Your objective
Repeat the material verbatim and drop the pictures.

━━━━━━

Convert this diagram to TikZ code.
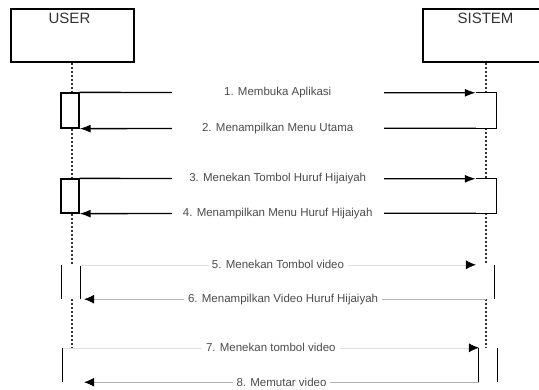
\documentclass[tikz,border=0pt]{standalone}
\usepackage{fontspec}
\setmainfont{Liberation Sans}
\usetikzlibrary{arrows.meta}
\begin{document}
\begin{tikzpicture}[x=1pt,y=-1pt,
  headbox/.style={draw, line width=1.3pt, minimum width=#1, minimum height=53pt, inner sep=0pt},
  headtext/.style={text=black!80, font=\fontsize{15}{15}\selectfont, inner sep=0pt},
  actnode/.style={minimum width=#1, inner sep=0pt},
  actline/.style={line width=1.3pt},
  lifeline/.style={line width=1.1pt, black!80, dash pattern=on 2pt off 2pt},
  msgstrong/.style={line width=1.3pt, -{Latex[length=11pt,width=8pt]}},
  msgfaint/.style={line width=0.6pt, black!30, -{Latex[length=10pt,width=9pt,color=black]}},
  msgghost/.style={line width=0.5pt, black!12, -{Latex[length=10pt,width=9pt,color=black]}},
  msglabel/.style={fill=white, text=black!70, font=\fontsize{11.5}{12}\selectfont, inner ysep=1pt, inner xsep=4pt},
  widelabel/.style={msglabel, minimum width=212pt},
]
\useasboundingbox (0,0) rectangle (539,389);

% object heads
\node[headbox=123pt] (userhead) at (72.5,35.5) {};
\node[headbox=118pt] (sistemhead) at (482,35.5) {};
\node[headtext] (userlbl) at (69.5,18) {USER};
\node[headtext] (sistemlbl) at (485.5,18) {SISTEM};

% lifeline axes
\coordinate (ux) at (72,0);
\coordinate (sx) at (486,0);

% activation bars
\node[actnode=18pt, minimum height=35pt, draw, actline] (a1u) at (70,110.5) {};
\node[actnode=20pt, minimum height=35pt] (a1s) at (486,110.5) {};
\node[actnode=18pt, minimum height=34pt, draw, actline] (a2u) at (70,196) {};
\node[actnode=20pt, minimum height=34pt] (a2s) at (486,196) {};
\node[actnode=18pt, minimum height=34pt] (a3u) at (71,282) {};
\node[actnode=18pt, minimum height=34pt] (a3s) at (485,282) {};
\node[actnode=21pt, minimum height=34pt] (a4u) at (73.5,365) {};
\node[actnode=18pt, minimum height=34pt] (a4s) at (488,365) {};

% lifelines between activations
\draw[lifeline] (ux |- userhead.south) -- (ux |- a1u.north)
                (ux |- a1u.south) -- (ux |- a2u.north)
                (ux |- a2u.south) -- (ux |- a3u.north)
                (ux |- a3u.south) -- (ux |- a4u.north);
\draw[lifeline] (sx |- sistemhead.south) -- (sx |- a1s.north)
                (sx |- a1s.south) -- (sx |- a2s.north)
                (sx |- a2s.south) -- (sx |- a3s.north)
                (sx |- a3s.south) -- (sx |- a4s.north);

% activation outlines on the system side and the later bars
\draw[actline] (a1s.north west) -- (a1s.north east) -- (a1s.south east) -- (a1s.south west);
\draw[actline] (a2s.north west) -- (a2s.north east) -- (a2s.south east) -- (a2s.south west);
\draw[actline] (a3u.north west) -- (a3u.south west) (a3u.north east) -- (a3u.south east);
\draw[actline] (a3s.north east) -- (a3s.south east);
\draw[actline] (a4u.north west) -- (a4u.south west);
\draw[actline] (a4s.north west) -- (a4s.south west) (a4s.north east) -- (a4s.south east);

% messages
\draw[msgstrong] (a1u.north east) -- node[widelabel] {1. Membuka Aplikasi} (a1s.north west);
\draw[msgstrong] (a1s.south west) -- node[widelabel] {2. Menampilkan Menu Utama} (a1u.south east);
\draw[msgstrong] (a2u.north east) -- node[widelabel] {3. Menekan Tombol Huruf Hijaiyah} (a2s.north west);
\draw[msgstrong] (a2s.south west) -- node[widelabel] {4. Menampilkan Menu Huruf Hijaiyah} (a2u.south east);
\draw[msgghost] (a3u.north east) -- node[msglabel] {5. Menekan Tombol video} (a3s.north west);
\draw[msgfaint, shorten >=4pt] (sx |- a3s.south) -- node[msglabel] {6. Menampilkan Video Huruf Hijaiyah} (a3u.south east);
\draw[msgghost] (a4u.north west) -- node[msglabel] {7. Menekan tombol video} (a4s.north west);
\draw[msgfaint] (a4s.south west) -- node[msglabel] {8. Memutar video} (a4u.south east);
\end{tikzpicture}
\end{document}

━━━━━━

Task response
Convert this diagram to TikZ code.
\documentclass[tikz,border=0pt]{standalone}
\usepackage{fontspec}
\setmainfont{Liberation Sans}
\usetikzlibrary{arrows.meta}
\begin{document}
\begin{tikzpicture}[x=1pt,y=-1pt,
  headbox/.style={draw, line width=1.3pt, minimum width=#1, minimum height=53pt, inner sep=0pt},
  headtext/.style={text=black!80, font=\fontsize{15}{15}\selectfont, inner sep=0pt},
  actnode/.style={minimum width=#1, inner sep=0pt},
  actline/.style={line width=1.3pt},
  lifeline/.style={line width=1.1pt, black!80, dash pattern=on 2pt off 2pt},
  msgstrong/.style={line width=1.3pt, -{Latex[length=11pt,width=8pt]}},
  msgfaint/.style={line width=0.6pt, black!30, -{Latex[length=10pt,width=9pt,color=black]}},
  msgghost/.style={line width=0.5pt, black!12, -{Latex[length=10pt,width=9pt,color=black]}},
  msglabel/.style={fill=white, text=black!70, font=\fontsize{11.5}{12}\selectfont, inner ysep=1pt, inner xsep=4pt},
  widelabel/.style={msglabel, minimum width=212pt},
]
\useasboundingbox (0,0) rectangle (539,389);

% object heads
\node[headbox=123pt] (userhead) at (72.5,35.5) {};
\node[headbox=118pt] (sistemhead) at (482,35.5) {};
\node[headtext] (userlbl) at (69.5,18) {USER};
\node[headtext] (sistemlbl) at (485.5,18) {SISTEM};

% lifeline axes
\coordinate (ux) at (72,0);
\coordinate (sx) at (486,0);

% activation bars
\node[actnode=18pt, minimum height=35pt, draw, actline] (a1u) at (70,110.5) {};
\node[actnode=20pt, minimum height=35pt] (a1s) at (486,110.5) {};
\node[actnode=18pt, minimum height=34pt, draw, actline] (a2u) at (70,196) {};
\node[actnode=20pt, minimum height=34pt] (a2s) at (486,196) {};
\node[actnode=18pt, minimum height=34pt] (a3u) at (71,282) {};
\node[actnode=18pt, minimum height=34pt] (a3s) at (485,282) {};
\node[actnode=21pt, minimum height=34pt] (a4u) at (73.5,365) {};
\node[actnode=18pt, minimum height=34pt] (a4s) at (488,365) {};

% lifelines between activations
\draw[lifeline] (ux |- userhead.south) -- (ux |- a1u.north)
                (ux |- a1u.south) -- (ux |- a2u.north)
                (ux |- a2u.south) -- (ux |- a3u.north)
                (ux |- a3u.south) -- (ux |- a4u.north);
\draw[lifeline] (sx |- sistemhead.south) -- (sx |- a1s.north)
                (sx |- a1s.south) -- (sx |- a2s.north)
                (sx |- a2s.south) -- (sx |- a3s.north)
                (sx |- a3s.south) -- (sx |- a4s.north);

% activation outlines on the system side and the later bars
\draw[actline] (a1s.north west) -- (a1s.north east) -- (a1s.south east) -- (a1s.south west);
\draw[actline] (a2s.north west) -- (a2s.north east) -- (a2s.south east) -- (a2s.south west);
\draw[actline] (a3u.north west) -- (a3u.south west) (a3u.north east) -- (a3u.south east);
\draw[actline] (a3s.north east) -- (a3s.south east);
\draw[actline] (a4u.north west) -- (a4u.south west);
\draw[actline] (a4s.north west) -- (a4s.south west) (a4s.north east) -- (a4s.south east);

% messages
\draw[msgstrong] (a1u.north east) -- node[widelabel] {1. Membuka Aplikasi} (a1s.north west);
\draw[msgstrong] (a1s.south west) -- node[widelabel] {2. Menampilkan Menu Utama} (a1u.south east);
\draw[msgstrong] (a2u.north east) -- node[widelabel] {3. Menekan Tombol Huruf Hijaiyah} (a2s.north west);
\draw[msgstrong] (a2s.south west) -- node[widelabel] {4. Menampilkan Menu Huruf Hijaiyah} (a2u.south east);
\draw[msgghost] (a3u.north east) -- node[msglabel] {5. Menekan Tombol video} (a3s.north west);
\draw[msgfaint, shorten >=4pt] (sx |- a3s.south) -- node[msglabel] {6. Menampilkan Video Huruf Hijaiyah} (a3u.south east);
\draw[msgghost] (a4u.north west) -- node[msglabel] {7. Menekan tombol video} (a4s.north west);
\draw[msgfaint] (a4s.south west) -- node[msglabel] {8. Memutar video} (a4u.south east);
\end{tikzpicture}
\end{document}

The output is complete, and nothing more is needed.